DATASET EXCERPT:
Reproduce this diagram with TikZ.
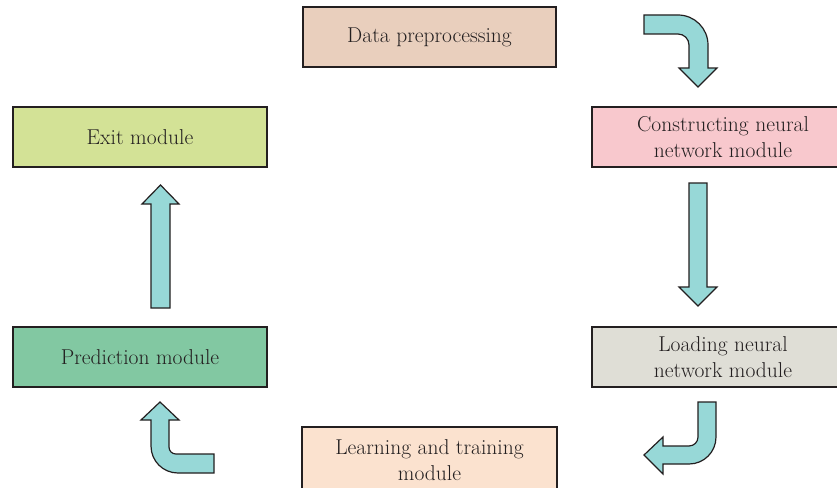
\documentclass[tikz,border=0pt]{standalone}
\usepackage{fontspec}
\setmainfont{Latin Modern Roman}
\definecolor{ink}{HTML}{231F20}
\definecolor{cdata}{HTML}{E9CFBD}
\definecolor{cexit}{HTML}{D3E296}
\definecolor{ccons}{HTML}{F8C8CD}
\definecolor{cpred}{HTML}{82C8A2}
\definecolor{cload}{HTML}{DFDED6}
\definecolor{clearn}{HTML}{FBE2CF}
\definecolor{carrow}{HTML}{97D8D7}
\tikzset{
  modbox/.style={draw=ink, line width=1.6pt, minimum height=60pt, inner sep=0pt,
    align=center, text=ink, font=\fontsize{21.5}{26}\selectfont},
  blockarrow/.style={draw=ink, fill=carrow, line width=1.2pt, line join=miter}
}
\begin{document}
\begin{tikzpicture}[x=1pt,y=-1pt]
\useasboundingbox (0,0) rectangle (837,487);
\clip (0,0) rectangle (837,487);
\fill[white] (0,0) rectangle (837,487);
% boxes
\node[modbox, fill=cdata, minimum width=253pt] (data) at (429.5,37) {Data preprocessing};
\node[modbox, fill=cexit, minimum width=254pt] (exit) at (140,137) {Exit module};
\node[modbox, fill=ccons, minimum width=262pt] (cons) at (723,137) {Constructing neural\\network module};
\node[modbox, fill=cpred, minimum width=254pt] (pred) at (140,357) {Prediction module};
\node[modbox, fill=cload, minimum width=262pt] (load) at (723,357) {Loading neural\\network module};
\node[modbox, fill=clearn, minimum width=255pt, minimum height=66pt] (learn) at (429.5,460) {Learning and training\\module};
% arrow: data -> constructing
\draw[blockarrow] (644,15) -- (678,15) .. controls (694.6,15) and (708,28.4) .. (708,45)
  -- (708,68) -- (717,68) -- (698,87) -- (679,68) -- (689,68) -- (689,45)
  .. controls (689,38.9) and (684.1,34) .. (678,34) -- (644,34) -- cycle;
% arrow: constructing -> loading
\draw[blockarrow] (689,183) -- (707,183) -- (707,287) -- (717,287) -- (698,306)
  -- (679,287) -- (689,287) -- cycle;
% arrow: loading -> learning
\draw[blockarrow] (698,402) -- (716,402) -- (716,437) .. controls (716,452) and (704,464) .. (689,464)
  -- (663,464) -- (663,474) -- (644,455) -- (663,437) -- (663,446) -- (689,446)
  .. controls (694,446) and (698,442) .. (698,437) -- cycle;
% arrow: learning -> prediction
\draw[blockarrow] (214,454) -- (214,473) -- (178,473) .. controls (163,473) and (151,461) .. (151,446)
  -- (151,420) -- (141,420) -- (160,402) -- (179,420) -- (169,420) -- (169,447)
  .. controls (169,451) and (172,454) .. (176,454) -- cycle;
% arrow: prediction -> exit
\draw[blockarrow] (151,308) -- (151,204) -- (142,204) -- (160.5,185) -- (179,204)
  -- (170,204) -- (170,308) -- cycle;
\end{tikzpicture}
\end{document}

STATED PROBLEM: Pictures are excluded; copy all other data exactly as shown.

ANSWER BELOW:
Reproduce this diagram with TikZ.
\documentclass[tikz,border=0pt]{standalone}
\usepackage{fontspec}
\setmainfont{Latin Modern Roman}
\definecolor{ink}{HTML}{231F20}
\definecolor{cdata}{HTML}{E9CFBD}
\definecolor{cexit}{HTML}{D3E296}
\definecolor{ccons}{HTML}{F8C8CD}
\definecolor{cpred}{HTML}{82C8A2}
\definecolor{cload}{HTML}{DFDED6}
\definecolor{clearn}{HTML}{FBE2CF}
\definecolor{carrow}{HTML}{97D8D7}
\tikzset{
  modbox/.style={draw=ink, line width=1.6pt, minimum height=60pt, inner sep=0pt,
    align=center, text=ink, font=\fontsize{21.5}{26}\selectfont},
  blockarrow/.style={draw=ink, fill=carrow, line width=1.2pt, line join=miter}
}
\begin{document}
\begin{tikzpicture}[x=1pt,y=-1pt]
\useasboundingbox (0,0) rectangle (837,487);
\clip (0,0) rectangle (837,487);
\fill[white] (0,0) rectangle (837,487);
% boxes
\node[modbox, fill=cdata, minimum width=253pt] (data) at (429.5,37) {Data preprocessing};
\node[modbox, fill=cexit, minimum width=254pt] (exit) at (140,137) {Exit module};
\node[modbox, fill=ccons, minimum width=262pt] (cons) at (723,137) {Constructing neural\\network module};
\node[modbox, fill=cpred, minimum width=254pt] (pred) at (140,357) {Prediction module};
\node[modbox, fill=cload, minimum width=262pt] (load) at (723,357) {Loading neural\\network module};
\node[modbox, fill=clearn, minimum width=255pt, minimum height=66pt] (learn) at (429.5,460) {Learning and training\\module};
% arrow: data -> constructing
\draw[blockarrow] (644,15) -- (678,15) .. controls (694.6,15) and (708,28.4) .. (708,45)
  -- (708,68) -- (717,68) -- (698,87) -- (679,68) -- (689,68) -- (689,45)
  .. controls (689,38.9) and (684.1,34) .. (678,34) -- (644,34) -- cycle;
% arrow: constructing -> loading
\draw[blockarrow] (689,183) -- (707,183) -- (707,287) -- (717,287) -- (698,306)
  -- (679,287) -- (689,287) -- cycle;
% arrow: loading -> learning
\draw[blockarrow] (698,402) -- (716,402) -- (716,437) .. controls (716,452) and (704,464) .. (689,464)
  -- (663,464) -- (663,474) -- (644,455) -- (663,437) -- (663,446) -- (689,446)
  .. controls (694,446) and (698,442) .. (698,437) -- cycle;
% arrow: learning -> prediction
\draw[blockarrow] (214,454) -- (214,473) -- (178,473) .. controls (163,473) and (151,461) .. (151,446)
  -- (151,420) -- (141,420) -- (160,402) -- (179,420) -- (169,420) -- (169,447)
  .. controls (169,451) and (172,454) .. (176,454) -- cycle;
% arrow: prediction -> exit
\draw[blockarrow] (151,308) -- (151,204) -- (142,204) -- (160.5,185) -- (179,204)
  -- (170,204) -- (170,308) -- cycle;
\end{tikzpicture}
\end{document}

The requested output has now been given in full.